カフェきごさいネット投句(11月)飛岡光枝選
枯蓮の水辺がこの世の果てと言っているのではない、荒涼とした枯蓮を見ているうちにこの世の果てに心が至ったのだ。
落ち葉踏む音やはらかく峠越ゆ 和子
山中の落葉がみな集まったかと思うほど落葉が積もった峠道。音がやわらかく感じるのは作者の心の充足感によるものだろう。人生の峠道でもあるかもしれない。原句は「落ち葉踏む音やわらかく峠越え」。
雪の槍群青の空貫けり 和子
「槍」は「槍ヶ岳」。一気に描いた絵のような勢いがある一句。原句は「雪の槍群青の空貫きて」。
【入選】
分け合うて石焼き芋の黄金色 勇美
黄金色を分け合うというのがよい。

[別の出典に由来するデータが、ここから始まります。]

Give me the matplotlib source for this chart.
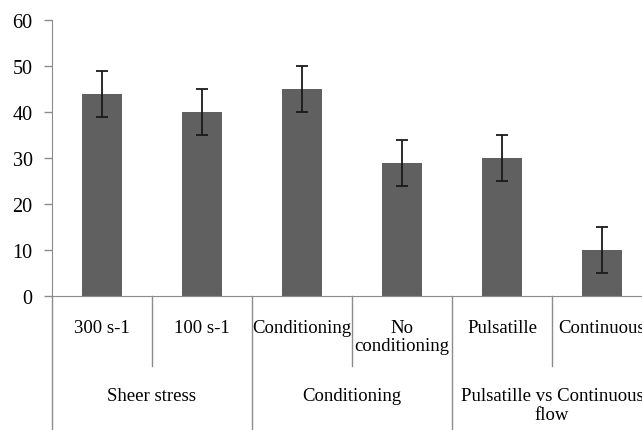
import matplotlib.pyplot as plt
from matplotlib.transforms import blended_transform_factory

categories = ["300 s-1", "100 s-1", "Conditioning", "No\nconditioning", "Pulsatille", "Continuous"]
groups = ["Sheer stress", "Conditioning", "Pulsatille vs Continuous\nflow"]
group_size = 2
values = [44, 40, 45, 29, 30, 10]
errors = [5, 5, 5, 5, 5, 5]
yticks = [0, 10, 20, 30, 40, 50, 60]

plt.rcParams['font.family'] = ['Liberation Serif', 'DejaVu Serif']

W, H = 642, 431
fig = plt.figure(figsize=(W / 100, H / 100), dpi=100)
# axis runs slightly past the right edge of the picture, as in the original
ax = fig.add_axes([52 / W, (H - 297) / H, 600 / W, 276 / H])

x = list(range(len(values)))
ax.bar(x, values, width=0.4, color="#606060", zorder=2)
ax.errorbar(x, values, yerr=errors, fmt="none", ecolor="#1a1a1a",
            elinewidth=1.3, capsize=4, capthick=1.3, zorder=3)

ax.set_xlim(-0.5, len(values) - 0.5)
ax.set_ylim(0, 60)
ax.set_yticks(yticks)
ax.tick_params(axis="y", direction="out", length=6, width=1, color="#8c8c8c",
               pad=8, labelsize=14.5)
ax.set_xticks([])

for s in ["top", "right"]:
    ax.spines[s].set_visible(False)
ax.spines["left"].set_color("#8c8c8c")
ax.spines["bottom"].set_color("#8c8c8c")

trans = blended_transform_factory(ax.transData, ax.transAxes)

# category labels and short dividers
for i, lab in enumerate(categories):
    ax.text(i, -0.082, lab, transform=trans, ha="center", va="top",
            fontsize=13.5, linespacing=1.1)
    if i % group_size != 0:
        ax.plot([i - 0.5, i - 0.5], [0, -0.254], transform=trans,
                color="#8c8c8c", lw=1, clip_on=False)

# group labels and long dividers
for g, lab in enumerate(groups):
    start = g * group_size
    centre = start + (group_size - 1) / 2
    ax.text(centre, -0.328, lab, transform=trans, ha="center", va="top",
            fontsize=13.5, linespacing=1.2)
    ax.plot([start - 0.5, start - 0.5], [0, -0.5], transform=trans,
            color="#8c8c8c", lw=1, clip_on=False)

fig.savefig("out.png", dpi=100)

原句は「分け合ひて石焼芋の黄金色」。
鳥たちの影まどかなり冬隣 隆子
「冬隣」という季語は一見何にでも付くが、何でもない句になる可能性も高い。掲句は鳥たちの影の繊細な描写で季語が生きた。
秋暮るる踏切を待つバスの中 弘道
踏切を待っている束の間にも暮れていく秋。秋の暮をよく捉えている。原句は「踏切を待つバスの中秋暮るる」。原句は頭から最後まで述べてしまい、散文。
雪起こし轟く海の闇深し 和子
漆黒の冬の海に轟く雷。原句は「雪起こし轟く海ぞ闇かりき」。
【投句より】
(雪吊や眠れるごとく瓶の藍)
すっきりと出来ているのですが、残念ながら季語の「雪吊」があまり生きていません。また、藍が甕のなかで眠っているというのは新鮮な感覚というわけではないので、表現としてもう一歩先へいく必要があります。「ごとく」はこの句では取りたい。「藍瓶の眠り深々雪催ひ」など。
(秋雨や一人住まいの姉老し)
はらからを思う心やさしい一句ですが、「秋雨」がよくありません。中七下五のさびしさにまたさびしい季語をもってきては俳句が陰々滅々になるばかり。「菊日和一人住まひの姉も老い」など。
(落ちさうで落ちぬ芸かや芋の露)
「落ちさうで落ちぬ」という面白いところに目がいきましたが、「芸」では世界が広がりません。より心を自由に遊ばせて。「落ちさうで落ちぬ地獄か芋の露」など。